Much of what our brain does, the way we store and retrieve our memories, how we process our senses, how we reason and learn, are very much computational. There is something else, something that gives us an internal view of ourselves, that combined with the computational power of the brain leads to self-awareness, agency, free will, emotions and desires. When I see attempts to give computational explanations for our internal concepts, like the Blums' work on consciousness and free will, I see them capturing the properties we attribute to these concepts, but fail to capture the intuitive notion I have of them. I have some internal capability, a "soul" for the lack of a better name, that allows us to reason about ourselves.
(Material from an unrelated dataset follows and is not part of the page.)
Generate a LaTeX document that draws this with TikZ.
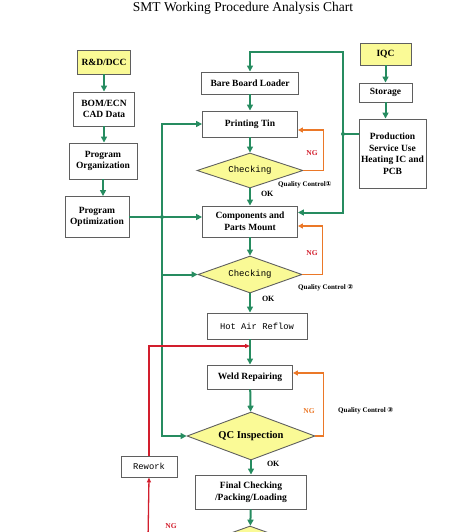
\documentclass[tikz,border=0pt]{standalone}
\usepackage{fontspec}
\setmainfont{Liberation Serif}
\setmonofont{Liberation Mono}
\newfontfamily\circfont{DejaVu Sans}
\usetikzlibrary{shapes.geometric,arrows.meta}
\definecolor{flowgreen}{RGB}{38,140,96}
\definecolor{ngorange}{RGB}{235,120,40}
\definecolor{rwred}{RGB}{210,30,45}
\definecolor{boxyellow}{RGB}{250,250,150}
\definecolor{boxgray}{RGB}{95,95,95}

\begin{document}
\begin{tikzpicture}[x=1pt,y=-1pt,
  box/.style={draw=boxgray,line width=0.9pt,fill=white,align=center,inner sep=1pt,
    font=\bfseries\fontsize{9.5}{11.5}\selectfont},
  src/.style={box,fill=boxyellow},
  check/.style={diamond,aspect=2.9,draw=boxgray,line width=0.9pt,fill=boxyellow,inner sep=0pt,
    font=\ttfamily\fontsize{9}{10}\selectfont},
  mono/.style={font=\ttfamily\fontsize{8.8}{10}\selectfont},
  flow/.style={draw=flowgreen,line width=2pt},
  tip/.style={-{Triangle[length=6pt,width=6pt]}},
  ngline/.style={draw=ngorange,line width=1.4pt,-{Triangle[length=5pt,width=5pt]}},
  rwline/.style={draw=rwred,line width=1.3pt,-{Triangle[length=5pt,width=4pt]}},
  lbl/.style={inner sep=0pt,font=\bfseries\fontsize{7}{8}\selectfont},
  oklbl/.style={inner sep=0pt,font=\bfseries\fontsize{8}{9}\selectfont},
  nglbl/.style={inner sep=0pt,text=rwred,font=\bfseries\fontsize{7.5}{8}\selectfont}]

  \useasboundingbox (0,0) rectangle (474,532);
  \clip (0,0) rectangle (474,532);

  \node[anchor=base,inner sep=0pt,font=\fontsize{13.5}{15}\selectfont] (title) at (243,11.5)
    {SMT Working Procedure Analysis Chart};

  \node[src,minimum width=53pt,minimum height=24pt] (rd) at (104,62) {R\&D/DCC};
  \node[box,minimum width=61pt,minimum height=34pt] (bom) at (104,109) {BOM/ECN\\CAD Data};
  \node[box,minimum width=68pt,minimum height=36pt] (org) at (103,161) {Program\\Organization};
  \node[box,minimum width=64pt,minimum height=41pt] (opt) at (97,217) {Program\\Optimization};

  \node[box,minimum width=97pt,minimum height=22pt] (bare) at (250,83) {Bare Board Loader};
  \node[box,minimum width=95pt,minimum height=26pt] (print) at (250,124) {Printing Tin};
  \node[check,minimum width=106pt,minimum height=35pt] (chk1) at (250,170.5) {Checking};
  \node[box,minimum width=95pt,minimum height=31pt] (mount) at (250,221.5) {Components and\\Parts Mount};
  \node[check,minimum width=104pt,minimum height=37pt] (chk2) at (250,274.5) {Checking};
  \node[box,mono,minimum width=100pt,minimum height=26pt] (reflow) at (257,326) {Hot Air Reflow};
  \node[box,minimum width=85pt,minimum height=24pt] (weld) at (250,377) {Weld Repairing};
  \node[check,minimum width=128pt,minimum height=48pt,
    font=\bfseries\fontsize{10.5}{12}\selectfont] (qc) at (251,436) {QC Inspection};
  \node[box,minimum width=111pt,minimum height=34pt] (final) at (251,492) {Final Checking\\/Packing/Loading};
  \node[check,minimum width=100pt,minimum height=36pt] (last) at (250,544) {};
  \node[box,mono,minimum width=56pt,minimum height=21pt] (rework) at (149,466.5) {Rework};

  \node[src,minimum width=51pt,minimum height=22pt] (iqc) at (385.5,54) {IQC};
  \node[box,minimum width=53pt,minimum height=19pt] (store) at (385.5,92.5) {Storage};
  \node[box,minimum width=67pt,minimum height=69pt] (prod) at (392.5,153.5)
    {Production\\Service Use\\Heating IC and\\PCB};

  \coordinate (trk) at (162,0);
  \coordinate (rtop) at (343,52);
  \coordinate (rjn) at (343,134);
  \coordinate (mid) at (250,346);
  \coordinate (ngin) at (148,540);

  % left column and trunk
  \draw[flow,tip] (rd) -- (bom);
  \draw[flow,tip] (bom.south) -- (bom.south |- org.north);
  \draw[flow,tip] (org.south) -- (org.south |- opt.north);
  \draw[flow,tip] (opt.east) -- (opt.east -| mount.west);
  \draw[flow,tip] (opt.east -| trk) |- (print.west);
  \draw[flow,tip] (opt.east -| trk) |- (chk2.west);
  \draw[flow,tip] (opt.east -| trk) |- (qc.west);
  \fill[flowgreen] (opt.east -| trk) circle (2pt);

  % main column
  \draw[flow,tip] (bare) -- (print);
  \draw[flow,tip] (print) -- (chk1);
  \draw[flow,tip] (chk1) -- node[oklbl,pos=0.3,right=10pt]{OK} (mount);
  \draw[flow,tip] (mount) -- (chk2);
  \draw[flow,tip] (chk2.south) -- node[oklbl,pos=0.3,right=11pt]{OK} (chk2.south |- reflow.north);
  \draw[flow,tip] (reflow.south -| weld.north) -- (weld.north);
  \draw[flow,tip] (weld) -- (qc);
  \draw[flow,tip] (qc) -- node[oklbl,pos=0.25,right=15pt]{OK} (final);
  \draw[flow,tip] (final) -- (last);

  % incoming material
  \draw[flow,tip] (iqc) -- (store);
  \draw[flow,tip] (store.south) -- (store.south |- prod.north);
  \draw[flow] (prod.west |- rjn) -- (rjn);
  \draw[flow,tip] (rjn) -- (rtop) -| (bare.north);
  \draw[flow,tip] (rjn) |- ([yshift=9pt]mount.east);
  \fill[flowgreen] (rjn) circle (2pt);

  % NG loops
  \draw[ngline] (chk1.east) -- ++(20,0) |- ([yshift=-6pt]print.east);
  \draw[ngline] (chk2.east) -- ++(20,0) |- ([yshift=-4.5pt]mount.east);
  \draw[ngline] (qc.east) -- ++(8,0) |- ([yshift=4pt]weld.east);
  \draw[rwline] (rework.north) |- (mid);
  \draw[rwline] (ngin) -- (rework.south);

  \node[nglbl] (ng1) at (312,153) {NG};
  \node[nglbl] (ng2) at (312,253) {NG};
  \node[nglbl,text=ngorange] (ng3) at (309,411) {NG};
  \node[nglbl] (ng4) at (171,526) {NG};
  \node[lbl,anchor=west] (qc1) at (278,185) {Quality Control{\circfont ①}};
  \node[lbl,anchor=west] (qc2) at (298,288) {Quality Control {\circfont ②}};
  \node[lbl,anchor=west] (qc3) at (338,411) {Quality Control {\circfont ③}};
\end{tikzpicture}
\end{document}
I think of René Descartes and his Meditations on First Philosophy, famous for cogito ergo sum (I think, therefore I am) in the second meditation. Computation and even its execution are mathematical concepts and mathematics lies outside of any physical world. You can't reason from a computational object that it exists. Yet Descartes is able to reason about his own existence. In the sixth meditation, Descartes talks about substance dualism, a separation from mind and body. I view the body as containing the brain, the computational part of our being, but some other entity which, combined with our powerful computational brain, enables us to reason about ourselves and gives us free will, emotions and desires.
I met a religion professor and asked him about this topic. He mentioned that he had a crying baby sitting next to him on the plane to Chicago. Babies cry for many reasons but sometimes just to be held by their mother or father, a need for companionship. I can imagine a computer doing the equivalent of crying but not the need to do so.
I can't explain how the soul interacts with our brains, I suspect it goes beyond some simple physical mechanism. I can't prove that I have a soul, and while I can't prove the rest of humanity also has souls, I believe they do since otherwise we wouldn't even have concepts like self-awareness. But I don't believe AI models, now or in the future, have something like a soul, and we shouldn't reason about them as though they do.